50 years ago, evangelicals were a sideshow of American culture. Since then, it's been a long, strange trip. Here's a look at the influences that shaped the movement.

This magazine began in October 1956 amid a time, like today, of significant global transition. The same week the first issue of Christianity Today came off the press, Hungarians took to the streets in an effort to reform—or even throw off—Russian domination. Before CT's third issue was out, Soviet tanks had rolled into Budapest. Thousands of Hungarians died.

Despite heightened alarm about Soviet aggression, however, Western allies decided not to intervene because of their ongoing preoccupation with another crisis. In late July, Egypt, under the charismatic Gamal Abdul Nasser, moved to seize the Suez Canal from Britain. When the crisis finally ended, the shift in world power was complete, with the United States emerging as the most powerful nation on earth. European empires were history, the Israeli-Arab conflict had intensified, and more and more oil money was flowing to strongly Muslim Middle Eastern states.

In September, Elvis Presley appeared for the first time on The Ed Sullivan Show, to the consternation of many evangelicals. In October, the bus boycott in Montgomery, Alabama, was in its 11th month. Planning was under way throughout the nation to launch the interstate highway system that President Eisenhower, soon to be re-elected, had signed into law a few months earlier, and with it a new suburban America was born. Also in 1956, Searle, a giant drug company, submitted to the Food and Drug Administration its formula for the first birth-control pills.

Whether American evangelicals were up to the challenges of this rapidly changing world was an open question. The nation seemed to have moved beyond evangelical influence, and evangelical Christianity itself was in a parlous state.

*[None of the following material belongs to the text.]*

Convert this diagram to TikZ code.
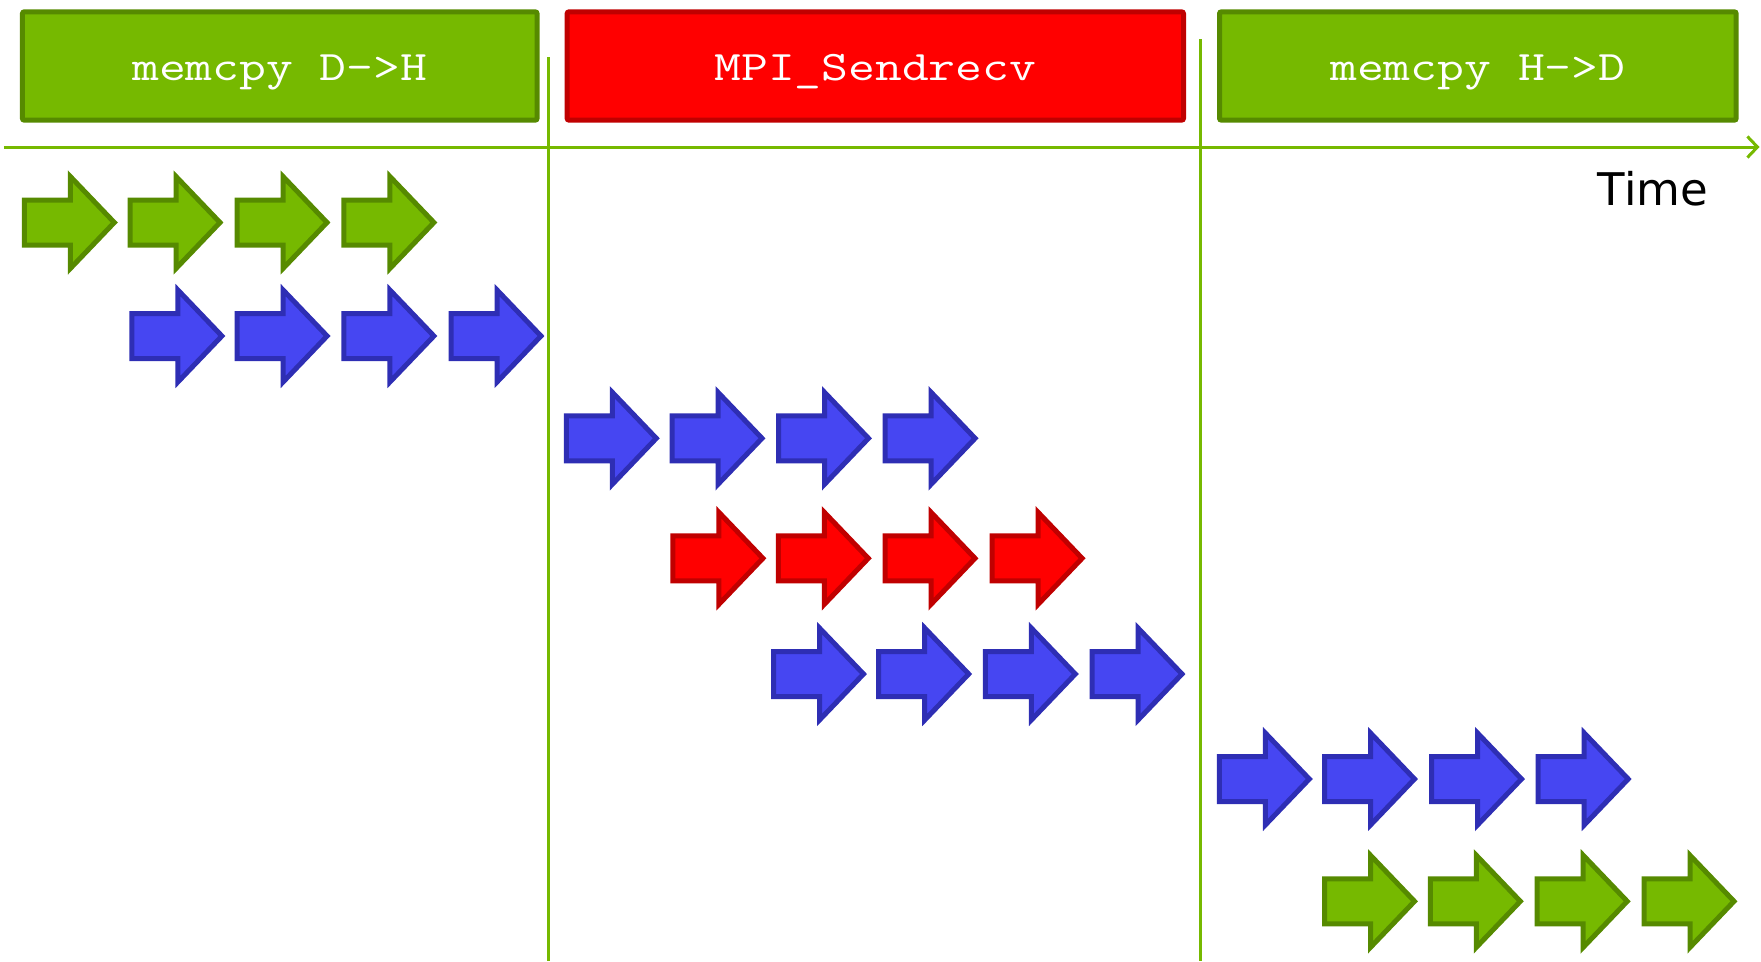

Greatly Weakened Protestantism

In retrospect, it is clear that the fundamentalist-modernist controversies of the early 20th century had greatly weakened American Protestantism, leading to an intellectual collapse. By the 1950s, specific Christian influence of any sort was rare in the nation's leading universities or in first-level discussions of public policy. Fundamentalists had lost the battles against evolution and the higher criticism of Scripture. So they had angrily opted out of mainstream academic life. Modernists had made their peace with the dominant paradigms of the secular university, but were left with little to offer that was explicitly Christian.

Popular culture was similarly devoid of Protestant influence. With apologies to radio stalwarts like Aimee Semple McPherson, Charles Fuller, and the Moody network, the popular media (especially cinema) were controlled by forces hostile or indifferent to evangelical concerns. Television was growing fast, but it was even more untouched by Christianity.

To be sure, World War II, by galvanizing the nation morally as well as militarily, had prompted an upsurge of religion. But this religion was mostly a patriotic theism rather than a sharply focused particular faith. As Will Herberg argued in his 1955 book Protestant, Catholic, Jew, a generic religion of "Judeo-Christian values" could become as much a substitute for individual faiths as an extension of them.

The number of evangelical adherents was actually quite large nationwide. Catholics, Jews, and Protestants of all sorts were expanding in step with the postwar economic boom. Evangelicals were in the vanguard of these advances, but the churches that were expanding most rapidly (Southern Baptists, Seventh-day Adventists, Churches of God in Christ, Nazarenes, Assemblies of God, and independents) were also the least visible in the national consciousness.